What causes change? Time, choices, planned and unplanned events, and the cause and effect influences of those events. Change includes all of humanity, Earth, the Galaxy, and even existence's quantum level. On the quantum level? Yes, after all, we have scientists theorizing and trying to prove other universes exist. If they do, how will that affect our world?

Time affects universal change. Everyday everyone turns a day older although we often don't notice it when looking in a mirror. Photographs, however, show how our bodies change, and as we age, time speeds up. An article, by Jordan Gaines Lewis in Scientific America (December 2013), explains one reason: "For a 5-year-old, one year is 20% of their entire life. For a 50-year-old, however, one year is only 2% of their life." Yikes! And with every passing second, the world changes.

Some events we experience. We witness even more, but many events we never notice.

Some life-changing events we chose to initiate. As we become independent adults, our personal choices often determine our future. As we age, many of us enjoy stable, satisfactory lifestyles, yet everyone experiences unanticipated events. Some changes are beneficial or benign, some very difficult, and some outright dangerous. Yet all experiences, both good and bad, teach us something, one is that ignoring change doesn't stop it from happening. Furthermore, what we considered a small, unimportant event can build to result in unpredictable future changes. For instance, the discovery of and use of fossil fuels.

Our daily personal events, both planned and happenstance, change not only us, but also those around us in a long chain of social reactions often unnoticed. Not only our personal interactions change us. Changes in our community, state, and nation also affect our lifestyles. These experiences change us, sometimes in unforeseen ways. Over time, some events change accepted human attitudes and behaviors, producing social differences that define every historical era.

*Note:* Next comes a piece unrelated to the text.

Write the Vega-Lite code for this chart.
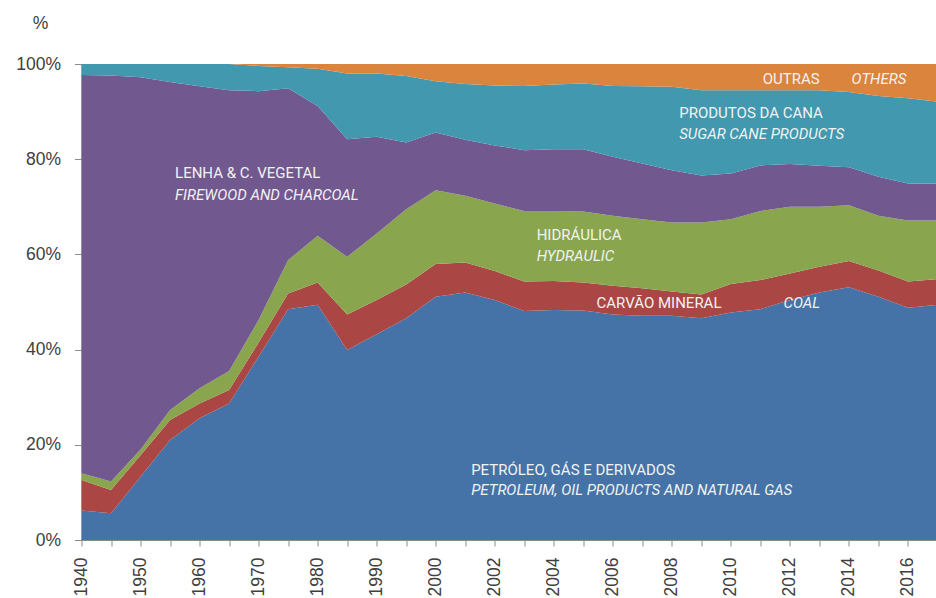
{
  "$schema": "https://vega.github.io/schema/vega-lite/v6.json",
  "width": 856,
  "height": 476,
  "autosize": {"type": "none"},
  "padding": {"left": 81.5, "top": 64, "right": 0, "bottom": 58},
  "background": "white",
  "config": {"view": {"stroke": null}, "font": "Liberation Sans"},
  "datasets": {
    "energy": [
      {"year":"1940","src":"petroleo","k":1,"v":6.2},{"year":"1940","src":"carvao","k":2,"v":6.4},{"year":"1940","src":"hidraulica","k":3,"v":1.4},{"year":"1940","src":"lenha","k":4,"v":83.7},{"year":"1940","src":"cana","k":5,"v":2.3},{"year":"1940","src":"outras","k":6,"v":0},
      {"year":"1945","src":"petroleo","k":1,"v":5.6},{"year":"1945","src":"carvao","k":2,"v":4.9},{"year":"1945","src":"hidraulica","k":3,"v":1.8},{"year":"1945","src":"lenha","k":4,"v":85.3},{"year":"1945","src":"cana","k":5,"v":2.4},{"year":"1945","src":"outras","k":6,"v":0},
      {"year":"1950","src":"petroleo","k":1,"v":13.3},{"year":"1950","src":"carvao","k":2,"v":4.5},{"year":"1950","src":"hidraulica","k":3,"v":1.2},{"year":"1950","src":"lenha","k":4,"v":78.2},{"year":"1950","src":"cana","k":5,"v":2.8},{"year":"1950","src":"outras","k":6,"v":0},
      {"year":"1955","src":"petroleo","k":1,"v":21.0},{"year":"1955","src":"carvao","k":2,"v":4.2},{"year":"1955","src":"hidraulica","k":3,"v":2.1},{"year":"1955","src":"lenha","k":4,"v":68.9},{"year":"1955","src":"cana","k":5,"v":3.8},{"year":"1955","src":"outras","k":6,"v":0},
      {"year":"1960","src":"petroleo","k":1,"v":25.6},{"year":"1960","src":"carvao","k":2,"v":3.1},{"year":"1960","src":"hidraulica","k":3,"v":3.2},{"year":"1960","src":"lenha","k":4,"v":63.4},{"year":"1960","src":"cana","k":5,"v":4.7},{"year":"1960","src":"outras","k":6,"v":0},
      {"year":"1965","src":"petroleo","k":1,"v":28.7},{"year":"1965","src":"carvao","k":2,"v":2.8},{"year":"1965","src":"hidraulica","k":3,"v":4.0},{"year":"1965","src":"lenha","k":4,"v":59.0},{"year":"1965","src":"cana","k":5,"v":5.5},{"year":"1965","src":"outras","k":6,"v":0},
      {"year":"1970","src":"petroleo","k":1,"v":38.5},{"year":"1970","src":"carvao","k":2,"v":3.0},{"year":"1970","src":"hidraulica","k":3,"v":4.7},{"year":"1970","src":"lenha","k":4,"v":48.1},{"year":"1970","src":"cana","k":5,"v":5.3},{"year":"1970","src":"outras","k":6,"v":0.4},
      {"year":"1975","src":"petroleo","k":1,"v":48.5},{"year":"1975","src":"carvao","k":2,"v":3.3},{"year":"1975","src":"hidraulica","k":3,"v":7.0},{"year":"1975","src":"lenha","k":4,"v":36.1},{"year":"1975","src":"cana","k":5,"v":4.4},{"year":"1975","src":"outras","k":6,"v":0.7},
      {"year":"1980","src":"petroleo","k":1,"v":49.4},{"year":"1980","src":"carvao","k":2,"v":4.7},{"year":"1980","src":"hidraulica","k":3,"v":9.8},{"year":"1980","src":"lenha","k":4,"v":27.3},{"year":"1980","src":"cana","k":5,"v":7.8},{"year":"1980","src":"outras","k":6,"v":1.0},
      {"year":"1985","src":"petroleo","k":1,"v":39.9},{"year":"1985","src":"carvao","k":2,"v":7.5},{"year":"1985","src":"hidraulica","k":3,"v":12.1},{"year":"1985","src":"lenha","k":4,"v":24.7},{"year":"1985","src":"cana","k":5,"v":13.8},{"year":"1985","src":"outras","k":6,"v":2.0},
      {"year":"1990","src":"petroleo","k":1,"v":43.2},{"year":"1990","src":"carvao","k":2,"v":7.2},{"year":"1990","src":"hidraulica","k":3,"v":14.0},{"year":"1990","src":"lenha","k":4,"v":20.3},{"year":"1990","src":"cana","k":5,"v":13.3},{"year":"1990","src":"outras","k":6,"v":2.0},
      {"year":"1995","src":"petroleo","k":1,"v":46.6},{"year":"1995","src":"carvao","k":2,"v":7.1},{"year":"1995","src":"hidraulica","k":3,"v":15.8},{"year":"1995","src":"lenha","k":4,"v":14.0},{"year":"1995","src":"cana","k":5,"v":14.0},{"year":"1995","src":"outras","k":6,"v":2.5},
      {"year":"2000","src":"petroleo","k":1,"v":51.1},{"year":"2000","src":"carvao","k":2,"v":6.9},{"year":"2000","src":"hidraulica","k":3,"v":15.5},{"year":"2000","src":"lenha","k":4,"v":12.1},{"year":"2000","src":"cana","k":5,"v":10.8},{"year":"2000","src":"outras","k":6,"v":3.6},
      {"year":"2001","src":"petroleo","k":1,"v":52.0},{"year":"2001","src":"carvao","k":2,"v":6.3},{"year":"2001","src":"hidraulica","k":3,"v":14.0},{"year":"2001","src":"lenha","k":4,"v":11.8},{"year":"2001","src":"cana","k":5,"v":11.7},{"year":"2001","src":"outras","k":6,"v":4.2},
      {"year":"2002","src":"petroleo","k":1,"v":50.4},{"year":"2002","src":"carvao","k":2,"v":6.1},{"year":"2002","src":"hidraulica","k":3,"v":14.2},{"year":"2002","src":"lenha","k":4,"v":12.2},{"year":"2002","src":"cana","k":5,"v":12.6},{"year":"2002","src":"outras","k":6,"v":4.5},
      {"year":"2003","src":"petroleo","k":1,"v":48.1},{"year":"2003","src":"carvao","k":2,"v":6.2},{"year":"2003","src":"hidraulica","k":3,"v":14.8},{"year":"2003","src":"lenha","k":4,"v":12.8},{"year":"2003","src":"cana","k":5,"v":13.5},{"year":"2003","src":"outras","k":6,"v":4.6},
      {"year":"2004","src":"petroleo","k":1,"v":48.3},{"year":"2004","src":"carvao","k":2,"v":6.1},{"year":"2004","src":"hidraulica","k":3,"v":14.7},{"year":"2004","src":"lenha","k":4,"v":13.0},{"year":"2004","src":"cana","k":5,"v":13.6},{"year":"2004","src":"outras","k":6,"v":4.3},
      {"year":"2005","src":"petroleo","k":1,"v":48.2},{"year":"2005","src":"carvao","k":2,"v":5.9},{"year":"2005","src":"hidraulica","k":3,"v":14.9},{"year":"2005","src":"lenha","k":4,"v":13.1},{"year":"2005","src":"cana","k":5,"v":13.8},{"year":"2005","src":"outras","k":6,"v":4.1},
      {"year":"2006","src":"petroleo","k":1,"v":47.4},{"year":"2006","src":"carvao","k":2,"v":6.0},{"year":"2006","src":"hidraulica","k":3,"v":14.7},{"year":"2006","src":"lenha","k":4,"v":12.4},{"year":"2006","src":"cana","k":5,"v":14.9},{"year":"2006","src":"outras","k":6,"v":4.6},
      {"year":"2007","src":"petroleo","k":1,"v":47.1},{"year":"2007","src":"carvao","k":2,"v":5.8},{"year":"2007","src":"hidraulica","k":3,"v":14.5},{"year":"2007","src":"lenha","k":4,"v":11.7},{"year":"2007","src":"cana","k":5,"v":16.2},{"year":"2007","src":"outras","k":6,"v":4.7},
      {"year":"2008","src":"petroleo","k":1,"v":47.1},{"year":"2008","src":"carvao","k":2,"v":5.1},{"year":"2008","src":"hidraulica","k":3,"v":14.5},{"year":"2008","src":"lenha","k":4,"v":11.0},{"year":"2008","src":"cana","k":5,"v":17.5},{"year":"2008","src":"outras","k":6,"v":4.8},
      {"year":"2009","src":"petroleo","k":1,"v":46.6},{"year":"2009","src":"carvao","k":2,"v":5.0},{"year":"2009","src":"hidraulica","k":3,"v":15.1},{"year":"2009","src":"lenha","k":4,"v":9.9},{"year":"2009","src":"cana","k":5,"v":17.9},{"year":"2009","src":"outras","k":6,"v":5.5},
      {"year":"2010","src":"petroleo","k":1,"v":47.8},{"year":"2010","src":"carvao","k":2,"v":6.0},{"year":"2010","src":"hidraulica","k":3,"v":13.6},{"year":"2010","src":"lenha","k":4,"v":9.6},{"year":"2010","src":"cana","k":5,"v":17.5},{"year":"2010","src":"outras","k":6,"v":5.5},
      {"year":"2011","src":"petroleo","k":1,"v":48.5},{"year":"2011","src":"carvao","k":2,"v":6.1},{"year":"2011","src":"hidraulica","k":3,"v":14.5},{"year":"2011","src":"lenha","k":4,"v":9.6},{"year":"2011","src":"cana","k":5,"v":15.8},{"year":"2011","src":"outras","k":6,"v":5.5},
      {"year":"2012","src":"petroleo","k":1,"v":50.4},{"year":"2012","src":"carvao","k":2,"v":5.6},{"year":"2012","src":"hidraulica","k":3,"v":14.0},{"year":"2012","src":"lenha","k":4,"v":9.0},{"year":"2012","src":"cana","k":5,"v":15.5},{"year":"2012","src":"outras","k":6,"v":5.5},
      {"year":"2013","src":"petroleo","k":1,"v":52.0},{"year":"2013","src":"carvao","k":2,"v":5.4},{"year":"2013","src":"hidraulica","k":3,"v":12.6},{"year":"2013","src":"lenha","k":4,"v":8.6},{"year":"2013","src":"cana","k":5,"v":15.9},{"year":"2013","src":"outras","k":6,"v":5.5},
      {"year":"2014","src":"petroleo","k":1,"v":53.1},{"year":"2014","src":"carvao","k":2,"v":5.5},{"year":"2014","src":"hidraulica","k":3,"v":11.7},{"year":"2014","src":"lenha","k":4,"v":8.0},{"year":"2014","src":"cana","k":5,"v":15.8},{"year":"2014","src":"outras","k":6,"v":5.9},
      {"year":"2015","src":"petroleo","k":1,"v":51.1},{"year":"2015","src":"carvao","k":2,"v":5.5},{"year":"2015","src":"hidraulica","k":3,"v":11.5},{"year":"2015","src":"lenha","k":4,"v":8.2},{"year":"2015","src":"cana","k":5,"v":17.0},{"year":"2015","src":"outras","k":6,"v":6.7},
      {"year":"2016","src":"petroleo","k":1,"v":48.8},{"year":"2016","src":"carvao","k":2,"v":5.5},{"year":"2016","src":"hidraulica","k":3,"v":12.8},{"year":"2016","src":"lenha","k":4,"v":7.8},{"year":"2016","src":"cana","k":5,"v":17.9},{"year":"2016","src":"outras","k":6,"v":7.2},
      {"year":"2017","src":"petroleo","k":1,"v":49.4},{"year":"2017","src":"carvao","k":2,"v":5.4},{"year":"2017","src":"hidraulica","k":3,"v":12.3},{"year":"2017","src":"lenha","k":4,"v":7.8},{"year":"2017","src":"cana","k":5,"v":17.2},{"year":"2017","src":"outras","k":6,"v":7.9}
    ],
    "labels": [
      {"t":"LENHA & C. VEGETAL","xi":3.17,"p":76.05,"it":0},
      {"t":"FIREWOOD AND CHARCOAL","xi":3.17,"p":71.43,"it":1},
      {"t":"PRODUTOS DA CANA","xi":20.25,"p":88.59,"it":0},
      {"t":"SUGAR CANE PRODUCTS","xi":20.25,"p":84.18,"it":1},
      {"t":"OUTRAS","xi":23.08,"p":95.8,"it":0},
      {"t":"OTHERS","xi":26.09,"p":95.8,"it":1},
      {"t":"HIDRÁULICA","xi":15.42,"p":63.03,"it":0},
      {"t":"HYDRAULIC","xi":15.42,"p":58.61,"it":1},
      {"t":"CARVÃO MINERAL","xi":17.45,"p":48.68,"it":0},
      {"t":"COAL","xi":23.78,"p":48.68,"it":1},
      {"t":"PETRÓLEO, GÁS E DERIVADOS","xi":13.2,"p":13.59,"it":0},
      {"t":"PETROLEUM, OIL PRODUCTS AND NATURAL GAS","xi":13.2,"p":9.39,"it":1}
    ]
  },
  "layer": [
    {
      "data": {"name": "energy"},
      "mark": {"type": "area"},
      "encoding": {
        "x": {
          "field": "year", "type": "ordinal",
          "scale": {"type": "point", "padding": 0},
          "axis": {
            "title": null, "labelAngle": -90, "labelFont": "Liberation Sans", "labelFontSize": 17.5,
            "labelColor": "#404040", "tickColor": "#8a8a8a", "domainColor": "#8a8a8a", "tickSize": 6,
            "labelPadding": 11, "grid": false, "labelOverlap": false,
            "labelExpr": "((+datum.value <= 2000) ? (+datum.value % 10 == 0) : (+datum.value % 2 == 0)) ? datum.value : ''"
          }
        },
        "y": {
          "field": "v", "type": "quantitative", "stack": "zero",
          "scale": {"domain": [0, 100], "nice": false},
          "axis": {
            "values": [0, 20, 40, 60, 80, 100], "labelExpr": "datum.value + '%'", "grid": false,
            "labelFont": "Liberation Sans", "labelFontSize": 17.5, "labelColor": "#404040",
            "tickColor": "#8a8a8a", "domainColor": "#8a8a8a", "tickSize": 7, "labelPadding": 14,
            "title": "%", "titleAngle": 0, "titleX": -41.5, "titleY": -36, "titleAlign": "center",
            "titleBaseline": "alphabetic", "titleFont": "Liberation Sans", "titleFontSize": 17.5,
            "titleFontWeight": "normal", "titleColor": "#404040"
          }
        },
        "color": {
          "field": "src", "type": "nominal", "legend": null,
          "scale": {
            "domain": ["petroleo", "carvao", "hidraulica", "lenha", "cana", "outras"],
            "range": ["#4573A7", "#AA4643", "#89A54E", "#71588F", "#4198AF", "#DB843D"]
          }
        },
        "order": {"field": "k", "type": "quantitative"}
      }
    },
    {
      "data": {"name": "labels"},
      "transform": [{"filter": "datum.it == 0"}],
      "mark": {"type": "text", "align": "left", "baseline": "alphabetic", "font": "Roboto", "fontSize": 15, "color": "#f2f2f2"},
      "encoding": {
        "x": {"field": "xi", "type": "quantitative", "scale": {"domain": [0, 29], "nice": false, "zero": false}, "axis": null},
        "y": {"field": "p", "type": "quantitative"},
        "text": {"field": "t"}
      }
    },
    {
      "data": {"name": "labels"},
      "transform": [{"filter": "datum.it == 1"}],
      "mark": {"type": "text", "align": "left", "baseline": "alphabetic", "font": "Roboto", "fontSize": 15, "fontStyle": "italic", "color": "#f2f2f2"},
      "encoding": {
        "x": {"field": "xi", "type": "quantitative", "scale": {"domain": [0, 29], "nice": false, "zero": false}, "axis": null},
        "y": {"field": "p", "type": "quantitative"},
        "text": {"field": "t"}
      }
    }
  ],
  "resolve": {"scale": {"x": "independent"}}
}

Today our news media also gives daily (sometimes hourly, depending on the source and your predilection to news) reports of local, national, and world events and disasters. Today they also often present charming accounts of some good or inspiring events. These reports provide us some measure of reassurance after our usual daily dose of dismal reality reports of life on Earth. Another aspect is media now wakes a new awareness of how it can undermine factual knowledge, leaving us is in a “is it true or not true” conundrum.

The Earth changes, too, often in very gradual, unforeseen ways, but not always. Erupting earthquakes, volcanoes, drought, floods, can happen without warning. Scientists can predict these changes, but many disbelieve their reports because the public had
been told not to believe them. When 97% percent of scientists predicted climate change decades ago, our leaders told us to ignore the reports. Now it is too late to change the affects. Predicted events usually still happen but perhaps not on a predictable schedule. As our weather patterns change, as life chain links go extinct, and as the population expands, and our poor habits affect the Earth, the results will affect everyone. They already do. We survive due to our mindset and to our endurance.

As a writer, I know these difficult changes are frequently one aspect to use in fiction. While happening in stories, change usually creates interest, making the story more meaningful to the reader. Readers can empathize with these incidents, and when characters experience them, the reader feels the effects. Evidence has shown the situations characters endure in stories can help readers to understand change and to learn how to deal with it in their own lives. Which just shows, reading also changes everyone.